Na avaliação do economista Carlos Thadeu de Freitas Gomes, ex-diretor do Banco Central e consultor externo da Confederação Nacional do Comércio de Bens, Serviços e Turismo (CNC), o Banco Central não tem alternativa a não ser acelerar o ritmo de aumento da taxa Selic, porque a inflação deste ano está subindo e acima do teto da meta. "O BC já deveria ter elevado os juros antes, agora, ele vai ter que continuar aumentando a Selic, mas o Copom tem um limite para subir os juros. Se ele subir demais, também será um problema para a atividade econômica", explica. Pelas estimativas do ex-diretor do BC, se o Copom for bastante rigoroso e o BC for independente de fato, a Selic deverá terminar o ciclo de alta em 13,50% ao ano. Isso será um desafio para o futuro presidente do BC, o diretor de Política Monetária, Gabriel Galípolo. Ele assumirá o cargo em janeiro de 2025 e vai ter que encarar esse desafio de preservar a credibilidade do BC junto ao mercado financeiro e provar que não haverá interferência política na instituição, como ocorreu no governo da ex-presidente Dilma Rousseff.
"Os modelos mostram que a Selic precisará chegar a 13,50% e o Banco Central precisará mostrar que tem credibilidade. Esse é o grande problema. O novo presidente do BC precisará ganhar credibilidade e, para isso, deverá agir tecnicamente. E, nesse sentido, vai ter que aumentar os juros", explica. Agora, se houver mudança da meta, o BC não vai precisar subir tanto a Selic. "A economia interna mais aquecida pede mais taxa de juros e não tem muita alternativa, porque no cenário externo também há muita incerteza e a inflação dos Estados Unidos não está cedendo também como esperavam", acrescenta Freitas.
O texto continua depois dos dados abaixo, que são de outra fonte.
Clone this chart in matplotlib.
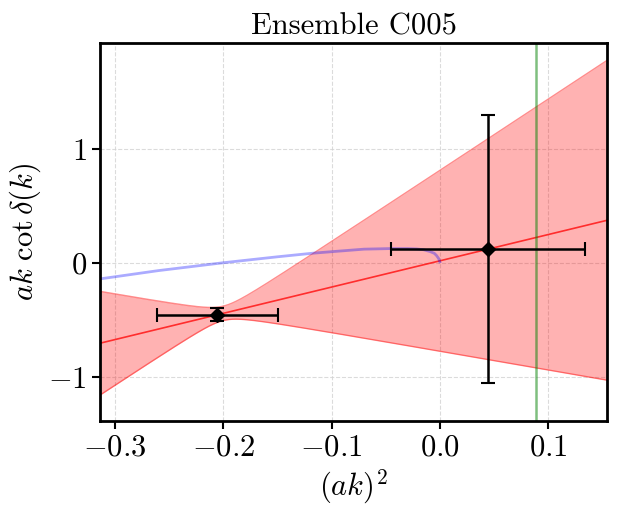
import numpy as np
import matplotlib
matplotlib.use("Agg")
import matplotlib.pyplot as plt

plt.rcParams["font.family"] = "serif"
plt.rcParams["font.serif"] = ["cmr10"]
plt.rcParams["mathtext.fontset"] = "cm"
plt.rcParams["axes.formatter.use_mathtext"] = True

# data points: (ak)^2 and ak cot delta with errors
k2 = np.array([-0.2056, 0.0446])
k2_err = np.array([0.0557, 0.0899])
kcot = np.array([-0.452, 0.124])
kcot_err = np.array([0.059, 1.176])

# linear fit  y = a + b x  and its covariance
fit_a = 0.0206
fit_b = 2.30
fit_cov = np.array([[0.628, 3.12],
                    [3.12, 15.6]])

# blue curve
curve_x = np.array([-0.315, -0.26, -0.20, -0.15, -0.118, -0.093, -0.07,
                    -0.046, -0.03, -0.0215, -0.015, -0.009, -0.005,
                    -0.003, -0.001, 0.0])
curve_y = np.array([-0.139, -0.065, 0.004, 0.056, 0.087, 0.106, 0.123,
                    0.128, 0.128, 0.125, 0.118, 0.102, 0.086,
                    0.067, 0.040, 0.012])

k2_line = 0.0893  # green vertical line

xlim = (-0.314, 0.1545)
ylim = (-1.384, 1.93)

fig = plt.figure(figsize=(6.23, 5.11), dpi=100)
ax = fig.add_axes([0.1605, 0.176, 0.8138, 0.7398])

x = np.linspace(xlim[0], xlim[1], 400)
y = fit_a + fit_b*x
sig = np.sqrt(fit_cov[0, 0] + 2*x*fit_cov[0, 1] + x**2*fit_cov[1, 1])
ax.fill_between(x, y - sig, y + sig, color="red", alpha=0.3, lw=0)
ax.plot(x, y - sig, color="red", alpha=0.45, lw=1)
ax.plot(x, y + sig, color="red", alpha=0.45, lw=1)
ax.plot(x, y, color="red", alpha=0.75, lw=1.2)

ax.plot(curve_x, curve_y, color="blue", alpha=0.33, lw=2)
ax.axvline(k2_line, color="green", alpha=0.5, lw=1.8)

ax.errorbar(k2, kcot, xerr=k2_err, yerr=kcot_err, fmt="D", color="black",
            ms=7, capsize=5, elinewidth=1.8, capthick=1.5)

ax.set_xlim(*xlim)
ax.set_ylim(*ylim)
ax.set_xticks([-0.3, -0.2, -0.1, 0.0, 0.1])
ax.set_yticks([-1, 0, 1])
ax.grid(True, ls="--", color="lightgray", alpha=0.8, lw=0.8)
ax.set_axisbelow(True)
for s in ax.spines.values():
    s.set_linewidth(2)
ax.tick_params(labelsize=22, width=1.5, length=6)

ax.set_xlabel(r"$(ak)^2$", fontsize=22)
ax.set_ylabel(r"$ak\ \cot\delta(k)$", fontsize=22)
ax.set_title("Ensemble C005", fontsize=22)

fig.savefig("out.png", dpi=100)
Silvia Matos, coordenadora do Boletim Macro do Instituto Brasileiro de Economia da Fundação Getulio Vargas (FGV Ibre), reforça que não há dúvidas de que a piora das expectativas de inflação e o real mais desvalorizado contribuem para um aperto maior na política monetária. "Os choques de oferta podem contaminar os núcleos e a atividade e mercado de trabalho passam por uma desaceleração, mas muito gradual. E por fim , o risco fiscal aumentou", afirma. Por enquanto, ela prevê a Selic terminando o ano em 11,75%, em linha com o mercado, e mais um ajuste de 0,25 ponto percentual em janeiro. "E, depois, a Selic deverá ficar nesse patamar por um bom tempo, sem previsão de queda", aposta.
Em artigo do Boletim do Ibre, assinado com o economista Armando Castelar, Silvia Matos defende um ajuste fiscal urgente. "Desde o fim de 2022, o Brasil vem experimentando uma sensível deterioração fiscal, com forte aumento dos gastos e persistente elevação da dívida pública. Isso sem que sejam adotadas medidas capazes de dar resposta adequada aos riscos daí decorrentes. Pelo contrário, o que se viu foram sucessivas propostas de mais e novos gastos, como se o problema não existisse", destaca o texto, lembrando que a dinâmica das contas públicas está parecida com a das vésperas da grande recessão de uma década atrás, quando o deficit nominal estava em 10% do Produto Interno Bruto (PIB).